The Competition Bureau said in its brief that it began its review last autumn and interviewed more than 20 industry stakeholders.
It said Canada had been an international trailblazer in legalising cannabis. Since 2018, many consumers have moved away from buying cannabis in the illicit market and household spending on cannabis across the country has risen by 40% to nearly CAD8bn a year. It has helped create more than 150,000 jobs and brought governments CAD15.1bn in taxes between 2018 and 2021.
However, the bureau also found significant barriers to competition in a cannabis industry made up of a small number of large producers and a large number of smaller producers.
“While the industry is emerging and evolving, some degree of consolidation has already occurred and stakeholders interviewed by the Bureau expect further consolidation to occur. It is therefore difficult to forecast how the industry will continue to evolve in the future,” it said.
Black market ‘bigger than estimated’
Meanwhile, the illicit market continues to play a “significant role”. “While most stakeholders interviewed by the Bureau agree that progress has been made, some believe the true share of the illicit market is higher than what has been estimated.”
If Canada’s cannabis industry can’t compete against “an entrenched illicit market” it won’t succeed, said the bureau, pointing out that the illegal market doesn’t face the same regulatory and tax burden as the legal industry.
For example, legal cannabis producers must have their facilities nearly completed, often at the cost of millions of dollars, before they can get a licence to operate. To get that licence, key personnel have to go through security checks that can take “anywhere from a few months to over a year to complete”.
The federal tax authority, the Canada Revenue Agency, requires a minimum CAD5,000 financial security for cannabis cultivators and up to CAD5m in financial security for cannabis processors. At the same time, Canadian cannabis businesses have been having difficulty opening bank accounts or getting financing through mortgages or lines of credit.
Added to that are the challenges of navigating the legal framework and costly regulatory fees, the bureau wrote.
While licensing plays an important role in regulating and overseeing cannabis production in Canada, “certain aspects of the licensing process…combined with regulatory compliance costs, may be impeding cannabis producers from competing successfully in the industry. Operating costs may become too high to be sustainable, and businesses may exit the industry completely.”
Illicit market’s competitive advantage
The current limit on THC levels in edibles also gives “a competitive advantage” to the illicit market, which can offer a wider range of products, including products with higher potency, the bureau found.
It said simply increasing the THC limit per package from 10 mg to 100 mg could increase appeal and bring Canada more in line with US states that have adopted similar limits.
THC limits on edibles have generated a range of opinions during the consultation. The Cannabis Council of Canada supported an increase in THC levels to meet market demand; however, the Centre for Addiction and Mental Health urged the government to maintain the cap of 10 mg of THC per package and ban products and packaging that appeal to youth.

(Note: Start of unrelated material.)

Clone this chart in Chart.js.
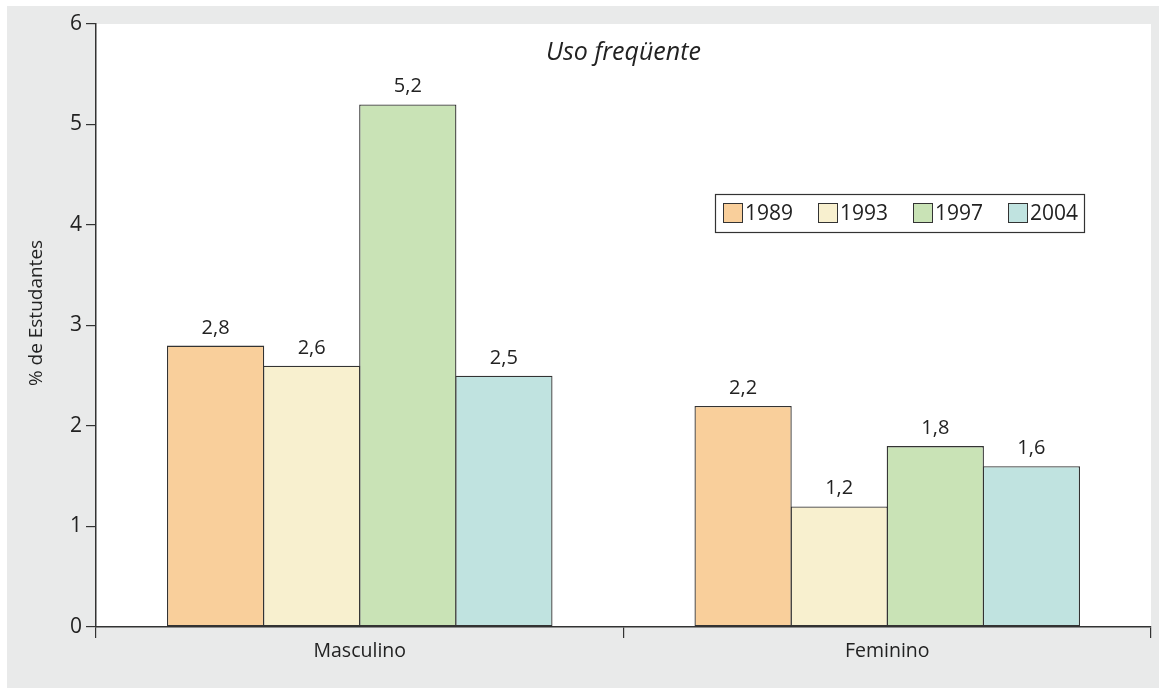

In its brief, the Competition Bureau said the restrictions on the promotion and packaging of cannabis products are also hampering the ability of producers to compete and to promote innovative products or processes they may have developed.
“More flexibility to communicate with consumers can also help legal cannabis producers compete more effectively with their illicit market counterparts who do not face similar restrictions on promotion, packaging and labelling and have found ways to promote illicit products despite potential legal repercussions,” the bureau said.
In recent months, the Canadian cannabis industry has stepped up its lobbying efforts to reduce the level of excise duties charged on its products. In its report, the bureau said 66% of licensees had an outstanding debt with the tax authority. It said the level of unpaid cannabis duties “has continuously been rising since legalization” and is expected to reach CAD97.5m this year.